Start
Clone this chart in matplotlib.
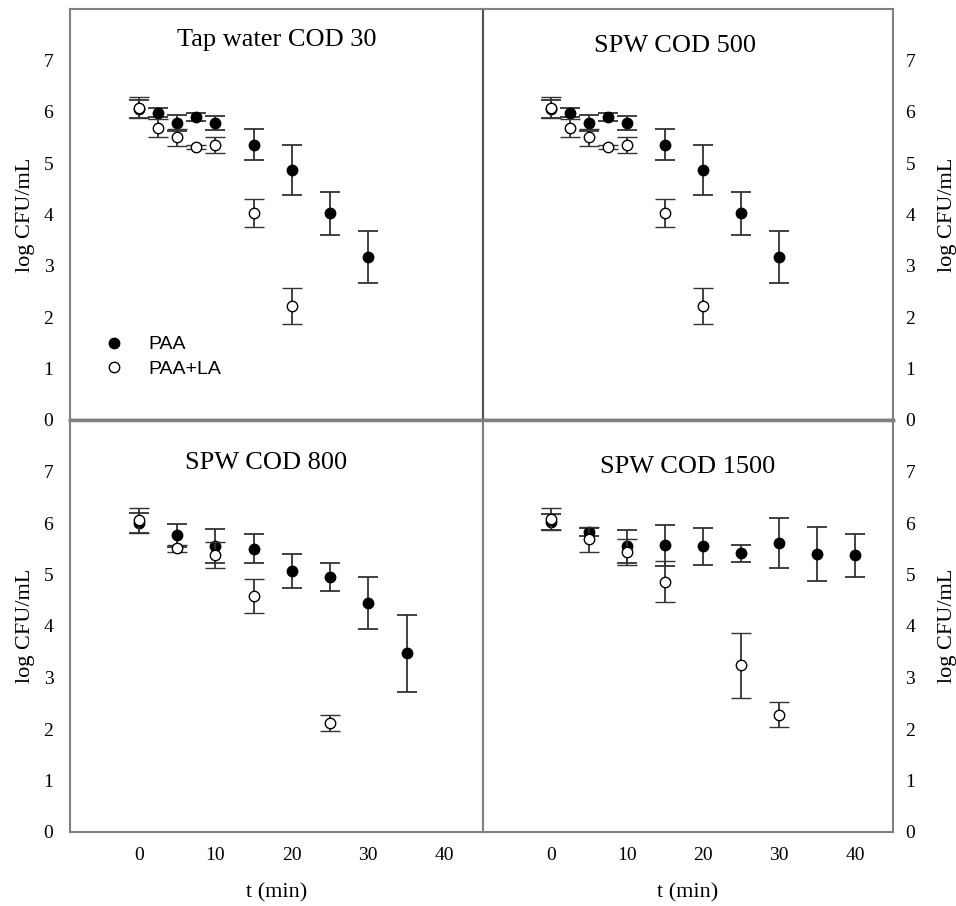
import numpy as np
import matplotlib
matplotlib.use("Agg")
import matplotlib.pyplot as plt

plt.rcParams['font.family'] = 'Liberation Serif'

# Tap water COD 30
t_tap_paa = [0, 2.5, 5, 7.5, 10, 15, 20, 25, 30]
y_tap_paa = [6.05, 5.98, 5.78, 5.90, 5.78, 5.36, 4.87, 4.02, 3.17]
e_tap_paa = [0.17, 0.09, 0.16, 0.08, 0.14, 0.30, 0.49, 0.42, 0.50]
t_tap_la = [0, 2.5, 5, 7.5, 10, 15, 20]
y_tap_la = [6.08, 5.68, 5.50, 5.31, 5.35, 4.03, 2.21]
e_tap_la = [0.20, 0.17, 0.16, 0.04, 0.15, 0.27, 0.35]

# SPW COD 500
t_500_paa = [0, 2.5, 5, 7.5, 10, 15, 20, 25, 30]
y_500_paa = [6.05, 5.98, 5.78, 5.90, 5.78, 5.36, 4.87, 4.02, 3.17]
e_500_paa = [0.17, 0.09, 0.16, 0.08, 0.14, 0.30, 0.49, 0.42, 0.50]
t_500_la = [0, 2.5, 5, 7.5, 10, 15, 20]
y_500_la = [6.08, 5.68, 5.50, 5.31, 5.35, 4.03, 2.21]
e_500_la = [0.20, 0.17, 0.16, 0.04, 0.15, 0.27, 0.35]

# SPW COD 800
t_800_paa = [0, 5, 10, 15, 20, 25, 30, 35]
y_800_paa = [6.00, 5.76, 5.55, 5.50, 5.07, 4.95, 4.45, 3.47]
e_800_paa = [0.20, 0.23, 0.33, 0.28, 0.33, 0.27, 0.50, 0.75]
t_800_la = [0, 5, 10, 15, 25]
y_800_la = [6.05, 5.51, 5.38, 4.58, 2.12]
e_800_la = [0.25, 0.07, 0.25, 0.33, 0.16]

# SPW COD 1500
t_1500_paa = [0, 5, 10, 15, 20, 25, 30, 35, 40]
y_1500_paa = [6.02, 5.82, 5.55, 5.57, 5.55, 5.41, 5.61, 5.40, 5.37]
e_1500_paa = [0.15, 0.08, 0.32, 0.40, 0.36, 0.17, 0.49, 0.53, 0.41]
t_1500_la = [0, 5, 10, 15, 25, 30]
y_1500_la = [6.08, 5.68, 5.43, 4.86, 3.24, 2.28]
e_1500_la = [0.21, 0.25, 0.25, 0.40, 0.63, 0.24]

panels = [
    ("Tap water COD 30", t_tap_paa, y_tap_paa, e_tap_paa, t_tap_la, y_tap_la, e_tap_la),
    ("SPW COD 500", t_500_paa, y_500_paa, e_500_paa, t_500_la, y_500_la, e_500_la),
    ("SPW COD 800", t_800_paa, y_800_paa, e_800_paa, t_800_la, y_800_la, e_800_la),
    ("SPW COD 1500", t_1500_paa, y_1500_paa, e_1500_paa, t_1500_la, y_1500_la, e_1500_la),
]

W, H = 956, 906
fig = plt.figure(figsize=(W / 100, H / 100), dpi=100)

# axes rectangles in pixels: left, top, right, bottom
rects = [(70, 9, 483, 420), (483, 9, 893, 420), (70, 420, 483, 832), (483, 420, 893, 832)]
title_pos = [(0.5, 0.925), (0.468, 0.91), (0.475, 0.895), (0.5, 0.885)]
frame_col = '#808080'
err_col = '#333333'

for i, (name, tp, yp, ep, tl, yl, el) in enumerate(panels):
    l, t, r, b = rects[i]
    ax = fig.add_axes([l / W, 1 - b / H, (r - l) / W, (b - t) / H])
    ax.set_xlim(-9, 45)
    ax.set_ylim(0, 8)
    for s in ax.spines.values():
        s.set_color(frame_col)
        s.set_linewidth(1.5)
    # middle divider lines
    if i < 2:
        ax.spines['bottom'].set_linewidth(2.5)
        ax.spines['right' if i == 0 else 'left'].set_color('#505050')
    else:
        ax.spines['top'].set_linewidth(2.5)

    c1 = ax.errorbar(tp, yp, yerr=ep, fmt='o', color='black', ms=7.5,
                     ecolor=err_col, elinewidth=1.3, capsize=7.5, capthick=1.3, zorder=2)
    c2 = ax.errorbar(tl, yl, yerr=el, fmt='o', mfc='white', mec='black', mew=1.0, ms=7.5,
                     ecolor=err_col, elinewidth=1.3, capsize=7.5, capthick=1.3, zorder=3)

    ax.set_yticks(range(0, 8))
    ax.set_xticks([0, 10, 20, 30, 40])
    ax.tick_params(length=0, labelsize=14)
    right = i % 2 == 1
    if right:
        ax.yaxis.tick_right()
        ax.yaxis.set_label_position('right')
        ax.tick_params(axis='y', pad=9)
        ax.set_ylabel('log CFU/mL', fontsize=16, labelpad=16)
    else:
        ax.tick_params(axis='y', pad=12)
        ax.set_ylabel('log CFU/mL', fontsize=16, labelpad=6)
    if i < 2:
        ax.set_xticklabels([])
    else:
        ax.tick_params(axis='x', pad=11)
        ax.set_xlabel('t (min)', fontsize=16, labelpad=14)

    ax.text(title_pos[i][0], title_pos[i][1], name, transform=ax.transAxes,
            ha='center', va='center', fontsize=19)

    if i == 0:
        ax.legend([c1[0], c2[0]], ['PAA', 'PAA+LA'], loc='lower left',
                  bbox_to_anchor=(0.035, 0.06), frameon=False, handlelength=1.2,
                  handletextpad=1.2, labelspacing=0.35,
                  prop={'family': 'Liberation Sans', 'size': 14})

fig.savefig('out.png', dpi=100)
End
*Given request*: Transcribe the opening line of the listing above, please, and every line after it through the line with "e_1500_la = [0.21, 0.25, 0.25, 0.40, 0.63, 0.24]", word for word, without pictures.

*Solution for this exercise*:
Clone this chart in matplotlib.
import numpy as np
import matplotlib
matplotlib.use("Agg")
import matplotlib.pyplot as plt

plt.rcParams['font.family'] = 'Liberation Serif'

# Tap water COD 30
t_tap_paa = [0, 2.5, 5, 7.5, 10, 15, 20, 25, 30]
y_tap_paa = [6.05, 5.98, 5.78, 5.90, 5.78, 5.36, 4.87, 4.02, 3.17]
e_tap_paa = [0.17, 0.09, 0.16, 0.08, 0.14, 0.30, 0.49, 0.42, 0.50]
t_tap_la = [0, 2.5, 5, 7.5, 10, 15, 20]
y_tap_la = [6.08, 5.68, 5.50, 5.31, 5.35, 4.03, 2.21]
e_tap_la = [0.20, 0.17, 0.16, 0.04, 0.15, 0.27, 0.35]

# SPW COD 500
t_500_paa = [0, 2.5, 5, 7.5, 10, 15, 20, 25, 30]
y_500_paa = [6.05, 5.98, 5.78, 5.90, 5.78, 5.36, 4.87, 4.02, 3.17]
e_500_paa = [0.17, 0.09, 0.16, 0.08, 0.14, 0.30, 0.49, 0.42, 0.50]
t_500_la = [0, 2.5, 5, 7.5, 10, 15, 20]
y_500_la = [6.08, 5.68, 5.50, 5.31, 5.35, 4.03, 2.21]
e_500_la = [0.20, 0.17, 0.16, 0.04, 0.15, 0.27, 0.35]

# SPW COD 800
t_800_paa = [0, 5, 10, 15, 20, 25, 30, 35]
y_800_paa = [6.00, 5.76, 5.55, 5.50, 5.07, 4.95, 4.45, 3.47]
e_800_paa = [0.20, 0.23, 0.33, 0.28, 0.33, 0.27, 0.50, 0.75]
t_800_la = [0, 5, 10, 15, 25]
y_800_la = [6.05, 5.51, 5.38, 4.58, 2.12]
e_800_la = [0.25, 0.07, 0.25, 0.33, 0.16]

# SPW COD 1500
t_1500_paa = [0, 5, 10, 15, 20, 25, 30, 35, 40]
y_1500_paa = [6.02, 5.82, 5.55, 5.57, 5.55, 5.41, 5.61, 5.40, 5.37]
e_1500_paa = [0.15, 0.08, 0.32, 0.40, 0.36, 0.17, 0.49, 0.53, 0.41]
t_1500_la = [0, 5, 10, 15, 25, 30]
y_1500_la = [6.08, 5.68, 5.43, 4.86, 3.24, 2.28]
e_1500_la = [0.21, 0.25, 0.25, 0.40, 0.63, 0.24]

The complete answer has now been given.